Und tatsächlich dürften schon jetzt in der Krise diese kognitiven Elemente der Selbstanpassung zur Stabilisierung von Leistungen nicht zu unterschätzen sein auch bei uns an der Hochschule erlebe ich dies: Innerhalb von wenigen Tagen haben wir bereits große Teile unseres Lehrbetriebs auf digitale Formate umgestellt. Hochschulleitung und Politik eröffnen uns dafür Spielräume, geben aber nur einen sehr groben Rahmen vor. Der eigentliche Anpassungsprozess wird von vielen einzelnen Hochschullehrer*innen netzwerkförmig vorangetrieben. Es finden rege Diskussionen untereinander statt, welche didaktischen Methoden bei Videokonferenzen am besten funktionieren und in welchen Bereichen vielleicht auch ein ganz klasssiches Medium, das Lehrbuch, eine bessere Vermittlungsform darstellen kann. Wir tauschen uns darüber aus, welche IT-Programme für welchen Einsatz in der Lehre am besten geeignet sind. Und wir lernen gerade auch sehr viel darüber, was unsere Studierenden von uns erwarten – und was wir von ihnen erwarten können.

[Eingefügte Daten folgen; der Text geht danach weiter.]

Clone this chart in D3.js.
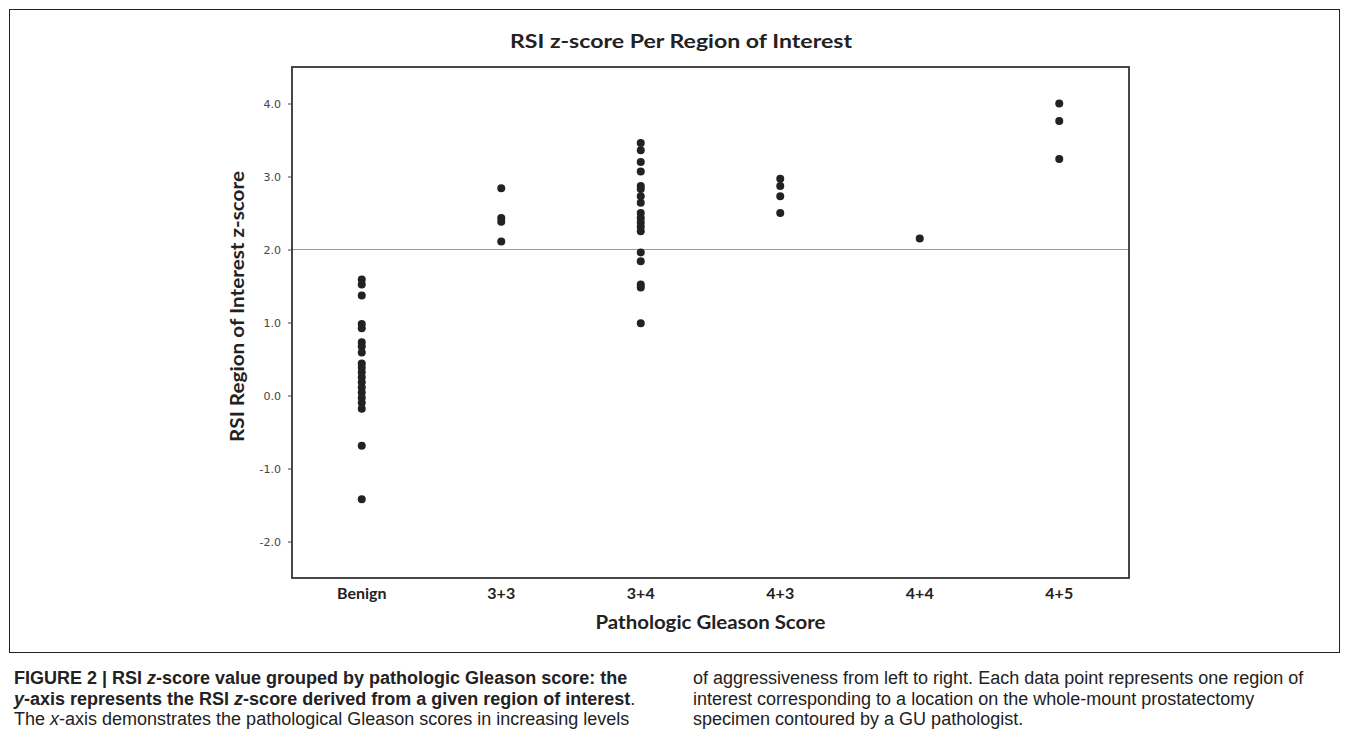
<!DOCTYPE html>
<html><head><meta charset="utf-8">
<script src="https://cdn.jsdelivr.net/npm/d3@7"></script>
<style>
body{margin:0;background:#fff;}
svg{display:block;}
</style></head>
<body>
<svg id="chart" width="1356" height="752"></svg>
<script>
const categories = ["Benign", "3+3", "3+4", "4+3", "4+4", "4+5"];
const benign = [1.59, 1.52, 1.37, 0.98, 0.92, 0.73, 0.67, 0.59, 0.44, 0.38, 0.32, 0.25, 0.18, 0.11, 0.04, -0.03, -0.10, -0.18, -0.69, -1.42];
const g33 = [2.84, 2.43, 2.38, 2.11];
const g34 = [3.46, 3.36, 3.20, 3.07, 2.87, 2.83, 2.73, 2.64, 2.50, 2.43, 2.37, 2.31, 2.25, 1.96, 1.84, 1.52, 1.48, 0.99];
const g43 = [2.97, 2.87, 2.73, 2.50];
const g44 = [2.15];
const g45 = [4.00, 3.76, 3.24];
const seriesValues = [benign, g33, g34, g43, g44, g45];
const yTicks = [-2, -1, 0, 1, 2, 3, 4];
const threshold = 2.0;

const points = [];
categories.forEach((c, i) => seriesValues[i].forEach(v => points.push({cat: c, v})));

const svg = d3.select("#chart");
const L = 292, R = 1129, T = 67, B = 578;
const x = d3.scaleBand().domain(categories).range([L, R]).padding(0);
const y = d3.scaleLinear().domain([-2.5, 4.5]).range([B, T]);

// outer figure box
svg.append("rect").attr("x", 9.5).attr("y", 9.5).attr("width", 1330).attr("height", 643)
  .attr("fill", "none").attr("stroke", "#222").attr("stroke-width", 1);

// title
const title = svg.append("text").attr("x", 681).attr("y", 48).attr("text-anchor", "middle")
  .attr("font-family", "Lato, 'Open Sans', sans-serif").attr("font-size", 19).attr("fill", "#222")
  .attr("textLength", 342).attr("lengthAdjust", "spacingAndGlyphs");
title.append("tspan").attr("font-weight", 700).text("RSI  z-score");
title.append("tspan").attr("font-weight", 700).text(" Per Region of Interest");

// threshold line
svg.append("line").attr("x1", L).attr("x2", R).attr("y1", y(threshold)).attr("y2", y(threshold))
  .attr("stroke", "#999").attr("stroke-width", 1.2);

// frame
svg.append("rect").attr("x", L).attr("y", T).attr("width", R - L).attr("height", B - T)
  .attr("fill", "none").attr("stroke", "#333").attr("stroke-width", 1.8);

// y axis
const yAxis = svg.append("g").attr("transform", `translate(${L},0)`)
  .call(d3.axisLeft(y).tickValues(yTicks).tickSize(4).tickPadding(7).tickFormat(d => d.toFixed(1)));
yAxis.select(".domain").remove();
yAxis.selectAll("line").attr("stroke", "#444");
yAxis.selectAll("text").attr("font-family", "'DejaVu Sans', sans-serif").attr("font-size", 11).attr("fill", "#444");

// x axis
const xAxis = svg.append("g").attr("transform", `translate(0,${B})`)
  .call(d3.axisBottom(x).tickSize(0).tickPadding(10));
xAxis.select(".domain").remove();
xAxis.selectAll("text").attr("font-family", "Lato, sans-serif").attr("font-weight", 700)
  .attr("font-size", 16).attr("fill", "#222");

// axis titles
svg.append("text").attr("x", (L + R) / 2).attr("y", 629).attr("text-anchor", "middle")
  .attr("font-family", "Lato, sans-serif").attr("font-weight", 700).attr("font-size", 19).attr("fill", "#222")
  .attr("textLength", 230).attr("lengthAdjust", "spacingAndGlyphs")
  .text("Pathologic Gleason Score");
svg.append("text").attr("transform", `translate(244,306.5) rotate(-90)`).attr("text-anchor", "middle")
  .attr("font-family", "Lato, sans-serif").attr("font-weight", 700).attr("font-size", 19).attr("fill", "#222")
  .attr("textLength", 271).attr("lengthAdjust", "spacingAndGlyphs")
  .text("RSI Region of Interest z-score");

// points
svg.append("g").selectAll("circle").data(points).join("circle")
  .attr("cx", d => x(d.cat) + x.bandwidth() / 2)
  .attr("cy", d => y(d.v))
  .attr("r", 4)
  .attr("fill", "#222");

// caption
const capFont = "'Liberation Sans', Arial, sans-serif";
function capLine(xp, yp, parts) {
  const t = svg.append("text").attr("x", xp).attr("y", yp).attr("font-family", capFont)
    .attr("font-size", 18).attr("fill", "#222");
  parts.forEach(p => t.append("tspan").attr("font-weight", p.b ? 700 : 400)
    .attr("font-style", p.i ? "italic" : "normal").text(p.t));
}
capLine(14, 684, [{t: "FIGURE 2 | RSI ", b: 1}, {t: "z", b: 1, i: 1}, {t: "-score value grouped by pathologic Gleason score: the", b: 1}]);
capLine(14, 705, [{t: "y", b: 1, i: 1}, {t: "-axis represents the RSI ", b: 1}, {t: "z", b: 1, i: 1}, {t: "-score derived from a given region of interest", b: 1}, {t: "."}]);
capLine(14, 725, [{t: "The "}, {t: "x", i: 1}, {t: "-axis demonstrates the pathological Gleason scores in increasing levels"}]);
capLine(693, 684, [{t: "of aggressiveness from left to right. Each data point represents one region of"}]);
capLine(693, 705, [{t: "interest corresponding to a location on the whole-mount prostatectomy"}]);
capLine(693, 725, [{t: "specimen contoured by a GU pathologist."}]);
</script>
</body></html>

Wenn in den Medien nun die Meldungen über die Top-Down-Entscheidungen der Politik dominieren, sollte zugleich darauf geschaut werden: Es sind die flexiblen, kognitiven Anpassungsprozesse in Wissenschaft, Wirtschaft und anderen Teilen der Gesellschaft, die Umstellung von Präsenz auf Online-Meetings, das Nachdenken über alternativen Vertriebswege zum Kunden bis hin zu neuen digitalen Kulturformaten, über die sich nun in zumeist adhocratischen Entscheidungsprozessen neue Spielräume für neue Gleichgewichtszustände in den Systemen erschließen. Das ist vielleicht eine der wenigen positiven Nachrichten in der Krise: dass sich neue flexible, intelligente Formen des Zusammenlebens und -arbeitens herauskristallisieren, die uns neue Spielräume der Adaptivität ermöglichen. Damit Katastrophen wie diese künftig eben nicht zu einer neuen Normalität werden.